A woman once known by her customers as the “Ketamine Queen” stood in a Los Angeles courtroom Wednesday and admitted to supplying the drugs that killed Matthew Perry.
Jasveen Sangha, 42, had long denied the charges against her. But facing a looming trial and overwhelming evidence, she changed her plea to guilty on five counts, including distribution of ketamine resulting in death. It was a dramatic turn in the federal case that began nearly a year ago, when prosecutors charged five people in connection with the Friends actor’s fatal overdose.
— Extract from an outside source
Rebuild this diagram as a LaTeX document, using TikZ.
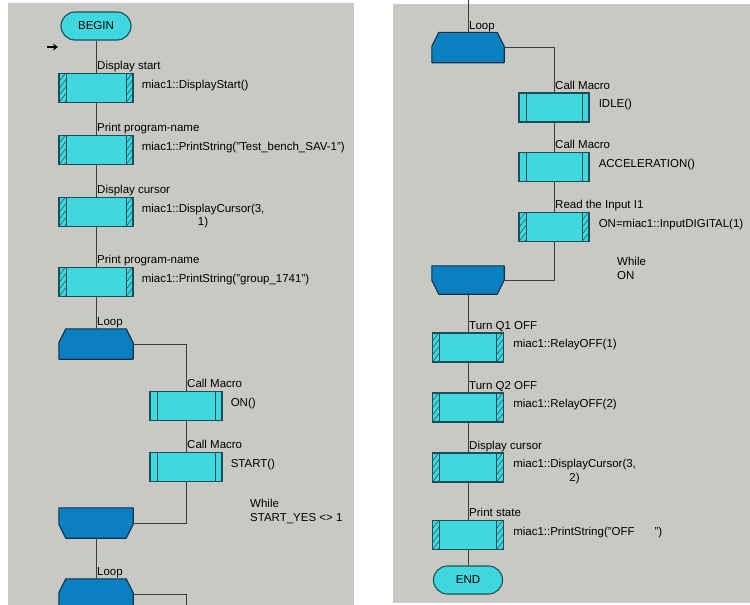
\documentclass[tikz,border=0pt]{standalone}
\usepackage{fontspec}
\setmainfont{Liberation Sans}
\usetikzlibrary{positioning,arrows.meta}
\definecolor{panelgray}{RGB}{200,200,196}
\definecolor{stepcyan}{RGB}{62,216,222}
\definecolor{loopblue}{RGB}{10,128,192}
\definecolor{edgeteal}{RGB}{28,78,88}
\definecolor{edgenavy}{RGB}{20,48,72}
\definecolor{linegray}{RGB}{60,60,60}
\tikzset{gbox/.style={
    rectangle,
    draw=edgeteal,
    line width=1.1pt,
    fill=stepcyan,
    inner sep=0pt,
    minimum height=29pt,
    minimum width=74pt
  },
  tbox/.style={gbox,rounded corners=14pt,minimum width=70pt,minimum height=28pt,
    font=\fontsize{11.5}{13}\selectfont},
  mbox/.style={gbox,path picture={
      \draw[edgeteal,line width=1pt]
        ([xshift=7pt]path picture bounding box.north west) -- ([xshift=7pt]path picture bounding box.south west)
        ([xshift=-7pt]path picture bounding box.north east) -- ([xshift=-7pt]path picture bounding box.south east);}},
  hbox/.style={gbox,path picture={
      \draw[edgeteal,line width=1pt]
        ([xshift=7pt]path picture bounding box.north west) -- ([xshift=7pt]path picture bounding box.south west)
        ([xshift=-7pt]path picture bounding box.north east) -- ([xshift=-7pt]path picture bounding box.south east);
      \foreach \k in {-1,...,4}
        \draw[edgeteal,line width=.5pt]
          ([yshift=\k*7pt]path picture bounding box.south west) -- ++(7pt,9pt)
          ([xshift=-7pt,yshift=\k*7pt]path picture bounding box.south east) -- ++(7pt,9pt);}},
  lbox/.style={rectangle,inner sep=0pt,minimum height=30pt,minimum width=74pt},
  loopfill/.style={draw=edgenavy,fill=loopblue,line width=1.1pt,line join=round},
  ttl/.style={inner sep=1pt,text depth=2pt,font=\fontsize{11.5}{13}\selectfont},
  cmd/.style={inner sep=1pt,align=center,font=\fontsize{11.5}{13.5}\selectfont},
  whiletxt/.style={inner sep=1pt,align=left,anchor=north west,font=\fontsize{11.5}{14}\selectfont},
  wire/.style={draw=linegray,line width=.9pt},
}
\newcommand{\loophead}[1]{\filldraw[loopfill] (#1.south west) -- ([yshift=-14pt]#1.north west)
  -- ([xshift=7pt]#1.north west) -- ([xshift=-7pt]#1.north east) -- ([yshift=-14pt]#1.north east)
  -- (#1.south east) -- cycle;}
\newcommand{\looptail}[1]{\filldraw[loopfill] (#1.north west) -- ([yshift=14pt]#1.south west)
  -- ([xshift=7pt]#1.south west) -- ([xshift=-7pt]#1.south east) -- ([yshift=14pt]#1.south east)
  -- (#1.north east) -- cycle;}
\begin{document}
\begin{tikzpicture}[x=1pt,y=-1pt]
  \useasboundingbox (0,0) rectangle (750,605);
  \fill[panelgray] (8,3) rectangle (354,605);
  \fill[panelgray] (393,4) rectangle (750,603);

  \node [tbox] (begin) at (96,26) {BEGIN};
  \node [hbox] (dstart) at (96,88) {};
  \node [hbox] (pname) at (96,150) {};
  \node [hbox] (dcursor) at (96,212) {};
  \node [hbox] (pgroup) at (96,282) {};
  \node [lbox] (loopa) at (96,344) {};
  \node [mbox,minimum width=72pt] (callon) at (186,406) {};
  \node [mbox,minimum width=72pt] (callstart) at (186,467) {};
  \node [lbox] (whilea) at (96,523) {};
  \node [lbox] (loopb) at (96,594) {};
  \coordinate (cuta) at (186,612);
  \coordinate (mark) at (47,47);
  \loophead{loopa}
  \looptail{whilea}
  \loophead{loopb}

  \node [ttl,above right=0pt of dstart.north] (tdstart) {Display start};
  \node [ttl,above right=0pt of pname.north] (tpname) {Print program-name};
  \node [ttl,above right=0pt of dcursor.north] (tdcursor) {Display cursor};
  \node [ttl,above right=0pt of pgroup.north] (tpgroup) {Print program-name};
  \node [ttl,above right=0pt of loopa.north] (tloopa) {Loop};
  \node [ttl,above right=0pt of callon.north] (tcallon) {Call Macro};
  \node [ttl,above right=0pt of callstart.north] (tcallstart) {Call Macro};
  \node [ttl,above right=0pt of loopb.north] (tloopb) {Loop};

  \node [cmd,below right=6pt and 7pt of dstart.north east] (cdstart) {miac1::DisplayStart()};
  \node [cmd,below right=6pt and 7pt of pname.north east] (cpname) {miac1::PrintString("Test\_bench\_SAV-1")};
  \node [cmd,below right=6pt and 7pt of dcursor.north east] (cdcursor) {miac1::DisplayCursor(3,\\1)};
  \node [cmd,below right=6pt and 7pt of pgroup.north east] (cpgroup) {miac1::PrintString("group\_1741")};
  \node [cmd,below right=6pt and 7pt of callon.north east] (con) {ON()};
  \node [cmd,below right=6pt and 7pt of callstart.north east] (cstart) {START()};
  \node [whiletxt] (wa) at (249,498) {While\\START\_YES <> 1};

  \draw[wire] (begin) -- (dstart);
  \draw[wire] (dstart) -- (pname);
  \draw[wire] (pname) -- (dcursor);
  \draw[wire] (dcursor) -- (pgroup);
  \draw[wire] (pgroup) -- (loopa);
  \draw[wire] (loopa.east) -| (callon.north);
  \draw[wire] (callon) -- (callstart);
  \draw[wire] (callstart.south) |- (whilea.east);
  \draw[wire] (whilea) -- (loopb);
  \draw[wire] (loopb.east) -| (cuta);
  \draw[-{Stealth[length=5pt,width=7pt]},line width=1.8pt] (mark) -- ++(11,0);

  \coordinate (cutb) at (468,0);
  \node [lbox,minimum width=72pt] (loopc) at (468,47.5) {};
  \node [mbox,minimum width=70pt] (callidle) at (554,107.5) {};
  \node [mbox,minimum width=70pt] (callaccel) at (554,167) {};
  \node [hbox,minimum width=70pt] (readin) at (554,227) {};
  \node [lbox,minimum width=72pt,minimum height=28pt] (whilec) at (468,280) {};
  \node [hbox,minimum width=71pt] (q1off) at (468,347.5) {};
  \node [hbox,minimum width=71pt] (q2off) at (468,407.5) {};
  \node [hbox,minimum width=71pt] (dcursorb) at (468,467.5) {};
  \node [hbox,minimum width=71pt] (pstate) at (468,535) {};
  \node [tbox,minimum width=69pt] (end) at (468,580) {END};
  \loophead{loopc}
  \looptail{whilec}

  \node [ttl,above right=0pt of loopc.north] (tloopc) {Loop};
  \node [ttl,above right=0pt of callidle.north] (tcallidle) {Call Macro};
  \node [ttl,above right=0pt of callaccel.north] (tcallaccel) {Call Macro};
  \node [ttl,above right=0pt of readin.north] (treadin) {Read the Input I1};
  \node [ttl,above right=0pt of q1off.north] (tq1off) {Turn Q1 OFF};
  \node [ttl,above right=0pt of q2off.north] (tq2off) {Turn Q2 OFF};
  \node [ttl,above right=0pt of dcursorb.north] (tdcursorb) {Display cursor};
  \node [ttl,above right=0pt of pstate.north] (tpstate) {Print state};

  \node [cmd,below right=6pt and 8pt of callidle.north east] (cidle) {IDLE()};
  \node [cmd,below right=6pt and 8pt of callaccel.north east] (caccel) {ACCELERATION()};
  \node [cmd,below right=6pt and 8pt of readin.north east] (creadin) {ON=miac1::InputDIGITAL(1)};
  \node [cmd,below right=6pt and 8pt of q1off.north east] (cq1off) {miac1::RelayOFF(1)};
  \node [cmd,below right=6pt and 8pt of q2off.north east] (cq2off) {miac1::RelayOFF(2)};
  \node [cmd,below right=6pt and 8pt of dcursorb.north east] (cdcursorb) {miac1::DisplayCursor(3,\\2)};
  \node [cmd,below right=6pt and 8pt of pstate.north east] (cpstate) {miac1::PrintString("OFF\hspace{20pt}")};
  \node [whiletxt] (wc) at (616,256) {While\\ON};

  \draw[wire] (cutb) -- (loopc);
  \draw[wire] (loopc.east) -| (callidle.north);
  \draw[wire] (callidle) -- (callaccel);
  \draw[wire] (callaccel) -- (readin);
  \draw[wire] (readin.south) |- (whilec.east);
  \draw[wire] (whilec) -- (q1off);
  \draw[wire] (q1off) -- (q2off);
  \draw[wire] (q2off) -- (dcursorb);
  \draw[wire] (dcursorb) -- (pstate);
  \draw[wire] (pstate) -- (end);
\end{tikzpicture}
\end{document}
Sangha’s plea makes her the final defendant to fold.
Wearing tan jail garb, Sangha appeared subdued as Judge Sherilyn Peace Garnett asked her to enter her pleas one by one. Each time, she responded softly: “guilty.” Her lawyer, Mark Geragos, stood beside her. When pressed about whether she knew the drugs were bound for Perry, she hedged. “There was no way I could tell 100%,” she said. Asked again, she admitted she wasn’t sure if “all of them or some of them” went directly to him. The equivocation didn’t derail the deal.
Prosecutors have painted Sangha as more than just a casual supplier. In filings, they repeatedly used the moniker “Ketamine Queen,” describing her as a dealer with a reputation for catering to wealthy, high-profile clients. On Instagram, Sangha showcased a jet-set lifestyle—posting pictures with celebrities and backdrops in luxury destinations. But investigators say the glossy veneer hid a drug pipeline that ultimately reached Perry.
She pled guilty to maintaining a drug-involved premises and distributing ketamine on multiple occasions, including in quantities that directly led to Perry’s death. In exchange, prosecutors dropped three other counts. She will face up to 65 years in prison when she’s sentenced in December.
The guilty plea caps months of cooperation from her co-defendants. Dr. Salvador Plasencia, another central figure in the case, admitted guilt in July. Three others—Dr. Mark Chavez, Kenneth Iwamasa, and Erik Fleming—pleaded guilty earlier, each pointing to Sangha’s role in the network.
According to prosecutors, Perry had been legally prescribed ketamine as part of an off-label treatment for depression, but he wanted more than his doctor would allow. That search led him to Sangha through Fleming. Just four days before his death, he allegedly paid her $6,000 in cash for 25 vials. Fleming later described her product as “amazing” and boasted that she only dealt “with high-end and celebs.”
On October 28, 2023, Perry was found unresponsive in his Los Angeles home by his assistant, Iwamasa. The coroner determined ketamine was the primary cause of death.
Sangha has been in custody for nearly a year, awaiting trial. On the day Perry died, prosecutors say, she messaged Fleming urging him to delete their conversations.
Perry’s death was a reminder of how addiction shadowed him for decades, even as he became one of television’s most beloved figures. Known to millions as Chandler Bing on Friends, his struggle with substance use was never a secret. Now, with the “Ketamine Queen” admitting her role, the federal case around his final days has reached its end.